Jacqueline Pearce - Jack or Jackson to her friends - has written
a demanding but compelling account of a troubled life in which her ambitions were sabotaged by her own complex psychological self-defence mechanisms, leading to often profound depression and battles with poverty, love false and true, and continued assaults by mental illness. Those looking for anecdotes about
Blake's 7 and her portrayal of Servalan might be disappointed given Pearce's insistence that she recalls little of it thanks to her mental state for most of the time, but we do learn that the change from predominantly white to predominantly black outfits was of personal significance and that when arrested for possession of cannabis the officers concerned were greatly pleased that they had Servalan in custody.

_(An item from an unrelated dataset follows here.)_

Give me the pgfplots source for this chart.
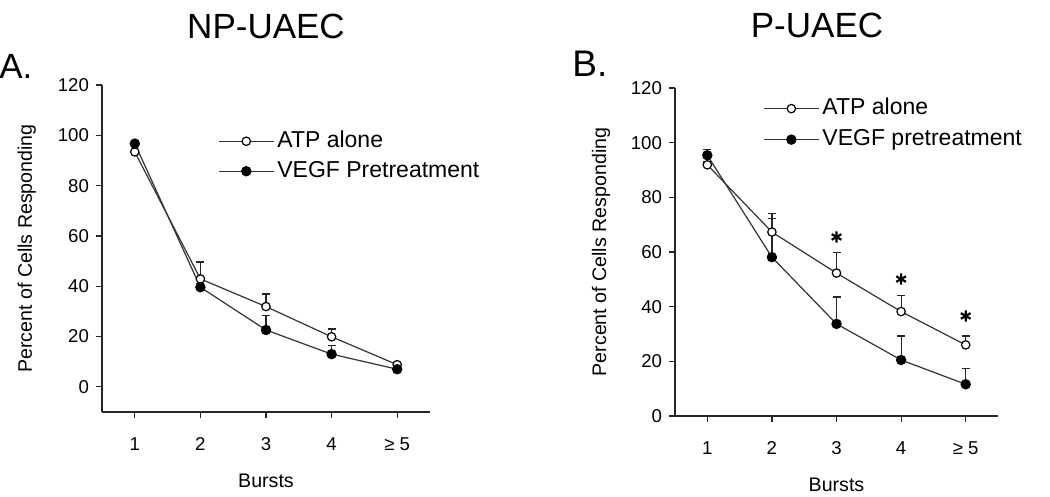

Much of what Jacqueline Pearce relates in this book will be familiar to those who have suffered from depression: the self-destructive thoughts and actions, the interpretations of the world which turn out to delude more than they help, the sometimes bewildering advice from therapists. This is more of a depression memoir set in the acting world than a strictly theatrical one. There are times when self-criticism wins and one wants to tell the author that she is not the only person to blame for her misfortune: that it was reasonable for her to trust someone who made off with her money given her past experience of them, for example. There are well-known names among the friends and acquaintances who people the narrative - Sammy Davis Jr, Alan Bates, John Hurt, Jerry Lewis, Rupert Penry-Jones and Dervla Kirwan, among others - but they take their places among the non-celebrities who have buffeted their way through their lives with Pearce. The final chapters find Pearce in South Africa, where she now lives, comparing her own young self with the worldlywise young people who volunteered alongside her at an animal sanctuary, and finding a kind of serenity among the monkeys for which she cares. The author is charming throughout; her struggles to come to terms with her psychological make-up are evident and there are certainly periods when one feels she is looking for reassurance, but so, often, do most of us.
Michael Troughton's life of his father Patrick is a different animal. Unlike
From Byfleet to the Bush, its production standards are questionable, with erratic paragraph spacing and inconsistent spelling, which neither author, subject nor reader deserve. Jacqueline Pearce was abandoned by her mother when very young; Michael Troughton's father likewise left the family home not long after Michael's birth but remained a regular visitor, performing the charade of the devoted husband to Michael's mother for the benefit of the outside world while quietly living elsewhere with his second family. Michael Troughton has access to his father's diaries and also his father's own correspondence with him, but many of the recollections are secondhand from other acting colleagues, and not particularly enlightening. The section on
Doctor Who unbalances the book, much of it relying on
Doctor Who Magazine interviews and familiar anecdotage. An insight into Patrick Troughton's character is difficult to establish and what we do learn is often unflattering. The impression one is left with is that as Patrick Troughton remains as elusive as he ever was to audiences, his conduct left him an enigma to his family.